Java and Memory Leaks

People are often surprised that I prefer Java as the primary language for coding serious applications. The assume that it must be ignorance of other languages, enforced slavery by my employer, or simple insanity. I assure you, however, that while I have experience in programming with 15 different programming languages and I enjoy many of them, I still choose Java for doing real work.

This is because while first class functions, closures, and metaobjects are all very cool and fun, I don't think these are the important factors when writing, say, a web application that you need to scale up to lots of users. What really matters are the libraries and the tools. These will save you more time than not having to type semi-colons at the ends of lines.

An example of what I mean is memory profiling. I recently wrote a handy load testing tool for Ringlight which generates an up-to-date google sitemap by hitting every URL on the website, comparing hashes to see if it's changed, and updating the sitemap's lastmod field. There are currently around 200,000 pages and hitting them all at once is a good test of the memory cache, database responsiveness, average page load time, etc. Interestingly enough, this process causes the server to run out of memory and crash.

Excellent! The load test revealed a memory leak, just what a load test should do. If the application was in, say, python, I would do is run the code under the primitive profiler that's available. This would spit out a stats file. I could then write some code using the bstats.py library to sort the stats in various ways looking for area which are consuming lots of memory.

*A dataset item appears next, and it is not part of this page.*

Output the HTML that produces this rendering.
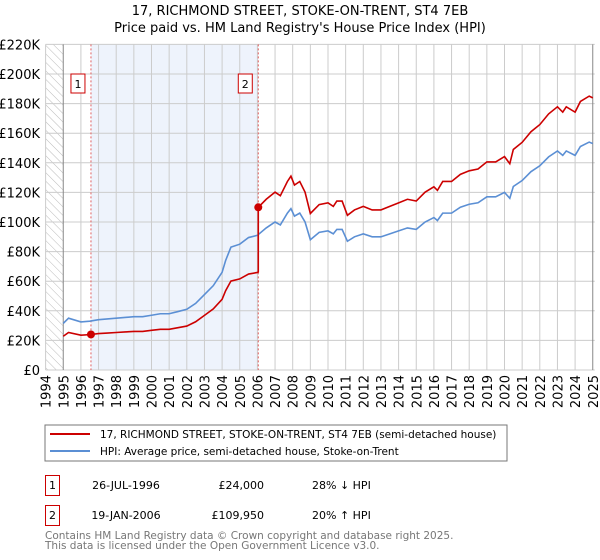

Luckily, the server is in Java, so I can get a 15-day trial of YourKit Java Profiler (there are free ones as well, but YourKit is the best). My code runs on the server, the user interface runs on my local machine. They automatically communicate over the network so that I can get realtime graphs of memory consumption as my app runs. I can take snapshots of the memory state, run tests scenarious, compare the snapshots to see only the memory retained between tests, drill down through paths of method calls that look suspicious, check for common memory allocation gotchas, etc. It's an excellent tool and it makes finding memory leaks easy.

In this case, the memory leak seems to be inside the Java database access layer (JDBC). It appears that this is because the MySQL JDBC driver intentionally does not garbage collect results. You must wrap the use of any ResultSet objects with a finally clause that will attempt to close them. Of course, this is just good coding style anyway and I had already done this in my applications database access methods. Unfortunately, I later decided that I didn't like the way one of these methods was called and so added an additional database access method and this time I had forgotton to add the finally clause. As this new method because more prevelant in my code, the memory leak got worse.

Of course I'm sure that you, dear readers, would never be guilty of such inconsistent coding practices. This memory leak is a result of my fast and loose coding style. Some might say that it is this style which leads me to use languages with good tools. Others I know prefer to write their own memory profilers, object graph inspectors, and even syntax style checkers from scratch. Personally, I prefer to spend my time writing applications, at least while engaged in the professional business of writing applications. When not at work, I enjoy inventing my own impractical languages as much as anyone.